The complaint of “McCarthyism” is bunkum. Inayat hasn’t lost his job. Nobody at all has lost their job. “McCarthyism” isn’t pointing out that a supposedly liberal political commentator is writing uncritical articles on the website of a leading fascist. That’s just reporting the facts.
But Inayat Bunglawala goes one important step further. His article is, in essence, a defence of Qaradawi, based on the thesis that this man is still of value in helping us to defeat Al Qaeda. Here’s the passage in question:
My views on Qaradawi are not exactly a million miles away from those of the director of the office for security and counter-terrorism, Charles Farr, who in evidence to the home affairs select committee earlier this year said:
Qaradawi is one of the most articulate critics of al-Qaida in the Islamic world. I think for any government, and I really passionately believe this, this is a real problem. If we refuse him a visa people will come back to us and say, ‘Hang on a moment. This person is coming here to speak against the organisation which most threatens you. Surely you need to operate within a degree of latitude which allows that.’ I do not say that is a compelling argument … but certainly, when we put advice out to ministers, we have to say, ‘That is what is going to happen and you need to weigh this in the balance.’
How I wish Inayat Bunglawala had printed the words that immediately precede this statement:
Farr: Every case is a bit different. May I give you an example? A notorious Islamist preacher operates on al-Jazeera, Qaradawi. You may remember Qaradawi came to prominence in this country when he came here and met Ken Livingstone. Qaradawi highlights all the difficulties of this for us. In some ways Qaradawi holds views which are certainly extremist by the definition that we suggested earlier. In other words, they are critical of the values on which our society rests.
Q160 David Davies: Women, gays, all the rest of it.
Mr Farr: Correct, all of those things, reprehensible.
Let’s unpack this passage.
Farr isn’t saying that he supports the admission of Qaradawi. What he is saying is that “people” will argue for Qaradawi on the basis that he will speak out against Al Qaeda. In other words, he is recognising that a defence of Qaradawi will be attempted on these grounds: but that he does not find this defence “compelling”.
Farr is right. Qaradawi isn’t a bulwark against Al Qaeda. In fact, what greater expression of anti-Muslim bigotry could there be, than to suggest that the only thing that prevents British citizens who are Muslim from murdering their neighbours is the influence of a man who supports the creation of a repressive Islamic state, the suicide bombing of civilians, female genital mutilation, the execution of apostates and the similar punishment of homosexuals?
That is precisely the sort of thing that people like Steven Gash of Stop the Islamisation of Europe say about Muslims.

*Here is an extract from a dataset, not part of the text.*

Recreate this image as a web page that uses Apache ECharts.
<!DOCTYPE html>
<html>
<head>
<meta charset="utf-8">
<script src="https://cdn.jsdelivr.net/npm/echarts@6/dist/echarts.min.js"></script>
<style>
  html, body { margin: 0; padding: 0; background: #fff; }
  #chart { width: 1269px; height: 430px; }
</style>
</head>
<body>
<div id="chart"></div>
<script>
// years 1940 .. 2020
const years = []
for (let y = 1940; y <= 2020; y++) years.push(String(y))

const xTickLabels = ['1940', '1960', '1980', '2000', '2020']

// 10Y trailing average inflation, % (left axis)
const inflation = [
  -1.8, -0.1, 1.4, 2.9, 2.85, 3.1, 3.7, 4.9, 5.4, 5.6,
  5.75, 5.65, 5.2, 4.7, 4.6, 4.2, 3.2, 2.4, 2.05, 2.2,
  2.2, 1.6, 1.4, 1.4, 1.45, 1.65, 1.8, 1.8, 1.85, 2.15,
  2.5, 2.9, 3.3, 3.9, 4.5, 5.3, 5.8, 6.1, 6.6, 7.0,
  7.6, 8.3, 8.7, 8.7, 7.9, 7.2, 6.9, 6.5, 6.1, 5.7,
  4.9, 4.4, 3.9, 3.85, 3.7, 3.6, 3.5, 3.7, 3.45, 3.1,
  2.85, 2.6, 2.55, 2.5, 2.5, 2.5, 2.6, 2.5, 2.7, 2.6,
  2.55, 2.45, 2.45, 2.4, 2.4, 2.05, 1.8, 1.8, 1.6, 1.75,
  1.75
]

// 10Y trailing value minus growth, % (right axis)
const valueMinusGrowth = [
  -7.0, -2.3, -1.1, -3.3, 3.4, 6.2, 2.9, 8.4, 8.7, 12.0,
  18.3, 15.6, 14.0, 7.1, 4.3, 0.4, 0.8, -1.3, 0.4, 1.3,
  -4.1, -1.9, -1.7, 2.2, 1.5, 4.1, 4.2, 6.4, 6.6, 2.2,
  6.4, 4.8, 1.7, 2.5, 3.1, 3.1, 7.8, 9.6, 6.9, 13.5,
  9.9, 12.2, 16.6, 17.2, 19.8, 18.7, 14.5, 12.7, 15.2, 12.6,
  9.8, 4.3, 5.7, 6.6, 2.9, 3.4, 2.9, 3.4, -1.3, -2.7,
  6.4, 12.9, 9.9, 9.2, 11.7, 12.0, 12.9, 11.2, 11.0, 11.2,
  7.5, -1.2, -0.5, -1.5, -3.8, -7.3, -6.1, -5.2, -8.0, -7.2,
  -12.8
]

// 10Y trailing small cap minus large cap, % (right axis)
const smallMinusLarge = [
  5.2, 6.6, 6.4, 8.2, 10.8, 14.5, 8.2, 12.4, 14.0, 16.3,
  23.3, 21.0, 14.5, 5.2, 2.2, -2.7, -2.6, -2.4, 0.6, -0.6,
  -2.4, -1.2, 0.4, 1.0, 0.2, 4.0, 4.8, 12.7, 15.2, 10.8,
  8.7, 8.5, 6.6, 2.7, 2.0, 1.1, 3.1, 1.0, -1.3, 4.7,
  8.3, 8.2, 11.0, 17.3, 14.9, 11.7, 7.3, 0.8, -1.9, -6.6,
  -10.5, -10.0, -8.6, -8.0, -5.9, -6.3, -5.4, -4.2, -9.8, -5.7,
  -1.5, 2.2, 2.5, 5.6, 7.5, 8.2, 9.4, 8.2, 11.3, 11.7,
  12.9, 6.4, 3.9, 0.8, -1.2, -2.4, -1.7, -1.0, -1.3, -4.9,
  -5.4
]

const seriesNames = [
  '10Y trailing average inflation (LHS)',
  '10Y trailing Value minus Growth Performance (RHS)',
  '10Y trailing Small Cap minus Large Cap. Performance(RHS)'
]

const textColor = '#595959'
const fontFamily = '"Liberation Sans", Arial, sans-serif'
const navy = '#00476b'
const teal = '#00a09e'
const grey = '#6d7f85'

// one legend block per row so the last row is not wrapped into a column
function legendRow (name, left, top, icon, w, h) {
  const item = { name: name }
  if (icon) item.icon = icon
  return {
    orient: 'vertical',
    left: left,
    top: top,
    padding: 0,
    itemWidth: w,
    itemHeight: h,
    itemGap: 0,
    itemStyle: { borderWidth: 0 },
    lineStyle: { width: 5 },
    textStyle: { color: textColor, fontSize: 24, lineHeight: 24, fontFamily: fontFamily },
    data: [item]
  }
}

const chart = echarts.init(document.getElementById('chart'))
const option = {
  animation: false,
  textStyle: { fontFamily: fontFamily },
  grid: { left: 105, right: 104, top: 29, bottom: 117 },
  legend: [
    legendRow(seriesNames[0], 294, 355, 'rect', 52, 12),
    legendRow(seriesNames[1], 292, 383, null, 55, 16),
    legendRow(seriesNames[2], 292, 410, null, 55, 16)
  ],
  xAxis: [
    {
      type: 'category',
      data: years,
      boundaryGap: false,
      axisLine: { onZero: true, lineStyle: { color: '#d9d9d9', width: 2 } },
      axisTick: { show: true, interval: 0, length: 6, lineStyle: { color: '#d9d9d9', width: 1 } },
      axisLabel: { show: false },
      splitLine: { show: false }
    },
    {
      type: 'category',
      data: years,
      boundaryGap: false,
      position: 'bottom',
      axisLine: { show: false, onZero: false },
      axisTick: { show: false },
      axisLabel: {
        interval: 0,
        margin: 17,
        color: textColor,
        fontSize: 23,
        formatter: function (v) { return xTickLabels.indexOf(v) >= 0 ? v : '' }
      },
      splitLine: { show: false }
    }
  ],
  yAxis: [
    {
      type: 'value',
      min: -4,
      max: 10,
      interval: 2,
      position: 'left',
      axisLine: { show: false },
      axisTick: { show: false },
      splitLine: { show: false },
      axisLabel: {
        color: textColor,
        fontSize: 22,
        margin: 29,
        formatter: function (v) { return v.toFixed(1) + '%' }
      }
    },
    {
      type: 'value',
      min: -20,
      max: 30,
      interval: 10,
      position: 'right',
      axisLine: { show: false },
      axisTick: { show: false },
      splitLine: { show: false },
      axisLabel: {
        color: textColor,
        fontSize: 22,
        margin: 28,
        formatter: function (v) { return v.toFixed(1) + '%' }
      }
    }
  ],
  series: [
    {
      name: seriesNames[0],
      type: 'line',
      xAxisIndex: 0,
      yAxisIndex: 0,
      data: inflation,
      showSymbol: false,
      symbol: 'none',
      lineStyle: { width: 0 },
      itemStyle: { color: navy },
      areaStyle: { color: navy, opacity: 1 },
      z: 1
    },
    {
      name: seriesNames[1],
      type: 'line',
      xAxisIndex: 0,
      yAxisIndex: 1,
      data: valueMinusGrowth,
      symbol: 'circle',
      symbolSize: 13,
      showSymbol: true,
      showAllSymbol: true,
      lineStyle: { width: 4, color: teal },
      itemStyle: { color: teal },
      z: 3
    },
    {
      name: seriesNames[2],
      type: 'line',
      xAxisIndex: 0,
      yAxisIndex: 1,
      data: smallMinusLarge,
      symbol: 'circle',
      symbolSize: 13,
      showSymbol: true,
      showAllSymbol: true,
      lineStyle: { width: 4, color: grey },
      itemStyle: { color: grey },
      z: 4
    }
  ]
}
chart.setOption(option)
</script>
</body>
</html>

Inayat Bunglawala doesn’t agree with Farr at all, really. Rather, Farr is talking about the need for the government to have an answer ready for those who make the argument – which Farr does not find “compelling” – that Qaradawi is an asset to us, in the fight against extremism. In other words, Farr is talking about the need to prepare for the sort of arguments that Bunglawala makes, routinely, in defence of this dangerous extremist:
As a regular past visitor to the UK, he would consistently urge British Muslims to shun all forms of extremism and to focus their energies on ensuring that their children excelled in education. His long experience of dealing with youths influenced by extremist and takfiri ideas (ideas involving accusations of backsliding from Islam) would surely have been a valuable asset in the struggle against al-Qaida-inspired propaganda.
Inayat Bunglawala wants to reposition himself as an ex-radical who now embraces secular liberal democracy. That is a good thing.
However, can I politely suggest to him that the best way to go about this task is not to argue for Qaradawi’s admission to the United Kingdom, or to misrepresent Charles Farr as a believer in Qaradawi’s ability to prevent British Muslims from joining Al Qaeda. Neither is best served by writing unchallenging articles on Qaradawi’s own website that reinforce the Muslim Brotherhood worldview.
If Inayat wants to be taken seriously, if he is really upset by the suggestion that the only changes in his outlook are superficial and presentational, much much more is needed.